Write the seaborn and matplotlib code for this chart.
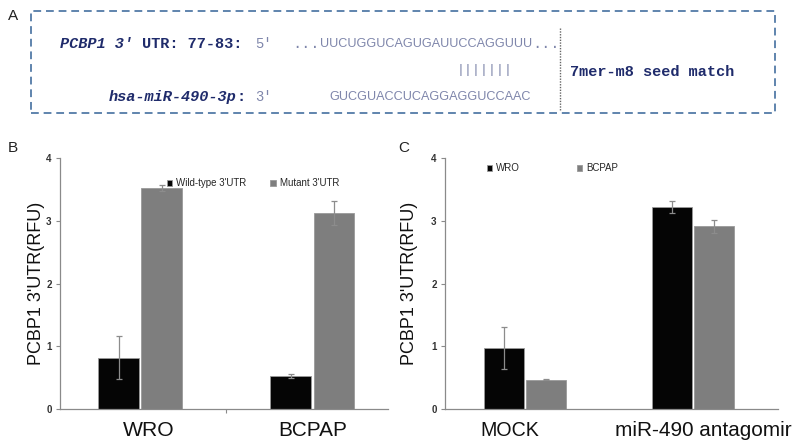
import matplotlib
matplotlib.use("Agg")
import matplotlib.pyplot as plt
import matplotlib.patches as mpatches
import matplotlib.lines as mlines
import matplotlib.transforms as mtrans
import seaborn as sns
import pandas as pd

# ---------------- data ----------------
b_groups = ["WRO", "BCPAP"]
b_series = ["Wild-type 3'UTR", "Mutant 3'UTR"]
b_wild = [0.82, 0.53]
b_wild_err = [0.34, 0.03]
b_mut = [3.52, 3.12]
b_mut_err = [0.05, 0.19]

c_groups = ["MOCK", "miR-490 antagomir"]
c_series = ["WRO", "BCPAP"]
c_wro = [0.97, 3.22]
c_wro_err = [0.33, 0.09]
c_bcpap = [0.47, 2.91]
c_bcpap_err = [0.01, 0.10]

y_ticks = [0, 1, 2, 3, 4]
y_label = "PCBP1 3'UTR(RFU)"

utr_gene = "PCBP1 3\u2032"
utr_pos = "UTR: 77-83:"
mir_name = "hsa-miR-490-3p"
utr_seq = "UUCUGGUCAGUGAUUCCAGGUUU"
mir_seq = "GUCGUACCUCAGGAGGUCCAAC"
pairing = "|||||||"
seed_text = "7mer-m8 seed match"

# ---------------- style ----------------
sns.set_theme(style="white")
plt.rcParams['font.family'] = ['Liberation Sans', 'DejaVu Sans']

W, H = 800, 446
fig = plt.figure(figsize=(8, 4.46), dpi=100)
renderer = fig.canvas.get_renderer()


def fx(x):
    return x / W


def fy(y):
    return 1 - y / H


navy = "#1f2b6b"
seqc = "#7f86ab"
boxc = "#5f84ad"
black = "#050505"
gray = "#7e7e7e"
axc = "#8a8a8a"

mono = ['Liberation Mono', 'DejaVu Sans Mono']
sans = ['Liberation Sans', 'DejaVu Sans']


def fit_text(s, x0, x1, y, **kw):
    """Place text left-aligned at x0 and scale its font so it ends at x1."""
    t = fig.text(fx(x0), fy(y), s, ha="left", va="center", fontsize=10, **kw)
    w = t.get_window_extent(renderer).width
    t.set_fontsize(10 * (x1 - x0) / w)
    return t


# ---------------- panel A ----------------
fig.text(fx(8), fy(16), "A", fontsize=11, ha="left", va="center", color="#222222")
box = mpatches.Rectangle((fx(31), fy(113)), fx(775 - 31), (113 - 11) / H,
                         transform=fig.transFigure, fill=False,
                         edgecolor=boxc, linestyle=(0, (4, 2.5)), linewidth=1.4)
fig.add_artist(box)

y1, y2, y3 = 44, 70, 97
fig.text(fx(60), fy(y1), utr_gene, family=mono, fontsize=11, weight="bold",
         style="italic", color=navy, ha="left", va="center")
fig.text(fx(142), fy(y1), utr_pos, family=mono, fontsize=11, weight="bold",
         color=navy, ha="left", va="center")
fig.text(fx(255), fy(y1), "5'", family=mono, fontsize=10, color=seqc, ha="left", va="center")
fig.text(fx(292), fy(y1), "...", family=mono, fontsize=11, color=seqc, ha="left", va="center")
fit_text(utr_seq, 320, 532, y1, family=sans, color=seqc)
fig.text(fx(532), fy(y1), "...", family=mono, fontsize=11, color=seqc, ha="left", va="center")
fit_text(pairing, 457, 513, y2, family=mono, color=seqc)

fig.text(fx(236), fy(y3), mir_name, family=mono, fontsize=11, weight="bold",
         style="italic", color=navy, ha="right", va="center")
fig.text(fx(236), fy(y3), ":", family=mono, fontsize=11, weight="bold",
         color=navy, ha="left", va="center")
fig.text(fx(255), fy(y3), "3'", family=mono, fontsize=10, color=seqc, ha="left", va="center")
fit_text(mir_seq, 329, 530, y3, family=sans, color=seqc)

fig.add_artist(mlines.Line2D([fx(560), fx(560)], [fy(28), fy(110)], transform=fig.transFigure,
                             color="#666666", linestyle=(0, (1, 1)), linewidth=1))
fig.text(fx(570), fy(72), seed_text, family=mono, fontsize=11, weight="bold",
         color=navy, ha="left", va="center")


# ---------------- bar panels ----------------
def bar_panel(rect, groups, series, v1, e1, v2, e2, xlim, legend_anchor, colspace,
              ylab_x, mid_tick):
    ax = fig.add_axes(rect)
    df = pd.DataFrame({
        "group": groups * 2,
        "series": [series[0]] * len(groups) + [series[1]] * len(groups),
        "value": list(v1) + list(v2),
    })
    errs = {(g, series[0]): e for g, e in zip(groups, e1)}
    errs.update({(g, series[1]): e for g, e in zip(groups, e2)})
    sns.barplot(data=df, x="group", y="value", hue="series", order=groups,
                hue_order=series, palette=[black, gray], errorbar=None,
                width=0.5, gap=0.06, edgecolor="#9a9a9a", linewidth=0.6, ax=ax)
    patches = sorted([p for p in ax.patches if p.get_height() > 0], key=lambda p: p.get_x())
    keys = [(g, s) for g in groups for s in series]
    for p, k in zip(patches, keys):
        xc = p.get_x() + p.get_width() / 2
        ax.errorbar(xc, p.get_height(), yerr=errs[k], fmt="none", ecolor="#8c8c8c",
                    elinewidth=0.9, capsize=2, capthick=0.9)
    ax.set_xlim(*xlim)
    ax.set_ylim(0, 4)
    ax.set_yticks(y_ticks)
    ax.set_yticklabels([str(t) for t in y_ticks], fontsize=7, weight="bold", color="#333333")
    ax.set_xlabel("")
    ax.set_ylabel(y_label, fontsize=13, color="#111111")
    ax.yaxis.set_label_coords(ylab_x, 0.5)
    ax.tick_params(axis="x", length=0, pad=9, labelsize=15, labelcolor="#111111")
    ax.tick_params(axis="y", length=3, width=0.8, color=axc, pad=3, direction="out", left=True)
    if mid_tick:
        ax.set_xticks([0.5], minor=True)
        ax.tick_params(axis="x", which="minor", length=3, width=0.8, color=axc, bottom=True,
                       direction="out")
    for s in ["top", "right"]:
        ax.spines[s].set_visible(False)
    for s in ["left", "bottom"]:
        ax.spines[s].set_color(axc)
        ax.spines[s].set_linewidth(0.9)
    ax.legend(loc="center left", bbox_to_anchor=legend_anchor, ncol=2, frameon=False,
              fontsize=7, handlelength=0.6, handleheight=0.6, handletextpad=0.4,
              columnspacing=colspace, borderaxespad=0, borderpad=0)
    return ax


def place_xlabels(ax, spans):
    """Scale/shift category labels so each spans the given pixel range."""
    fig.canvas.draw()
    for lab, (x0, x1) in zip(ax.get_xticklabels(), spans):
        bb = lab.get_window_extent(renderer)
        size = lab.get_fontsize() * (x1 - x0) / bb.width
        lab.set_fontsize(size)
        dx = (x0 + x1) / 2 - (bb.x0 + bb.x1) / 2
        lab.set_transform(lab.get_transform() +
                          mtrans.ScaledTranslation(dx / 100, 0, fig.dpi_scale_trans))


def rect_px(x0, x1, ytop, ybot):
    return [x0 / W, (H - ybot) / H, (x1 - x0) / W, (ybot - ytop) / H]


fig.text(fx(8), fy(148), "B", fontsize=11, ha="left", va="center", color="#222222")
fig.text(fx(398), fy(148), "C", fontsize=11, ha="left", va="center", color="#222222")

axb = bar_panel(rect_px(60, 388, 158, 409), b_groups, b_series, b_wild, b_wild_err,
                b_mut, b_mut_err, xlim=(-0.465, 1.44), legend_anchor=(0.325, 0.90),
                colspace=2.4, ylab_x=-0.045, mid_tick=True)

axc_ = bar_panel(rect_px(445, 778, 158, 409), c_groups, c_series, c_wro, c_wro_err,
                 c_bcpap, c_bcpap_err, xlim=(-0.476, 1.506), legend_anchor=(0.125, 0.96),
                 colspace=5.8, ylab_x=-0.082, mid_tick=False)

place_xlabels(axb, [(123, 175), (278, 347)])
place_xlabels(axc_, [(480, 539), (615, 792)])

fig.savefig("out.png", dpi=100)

GIVEN INSTRUCTION -
Copy nothing but the lines from the top of the material through the line holding "import pandas as pd", exactly as written; omit pictures.

PROBLEM SOLUTION -
Write the seaborn and matplotlib code for this chart.
import matplotlib
matplotlib.use("Agg")
import matplotlib.pyplot as plt
import matplotlib.patches as mpatches
import matplotlib.lines as mlines
import matplotlib.transforms as mtrans
import seaborn as sns
import pandas as pd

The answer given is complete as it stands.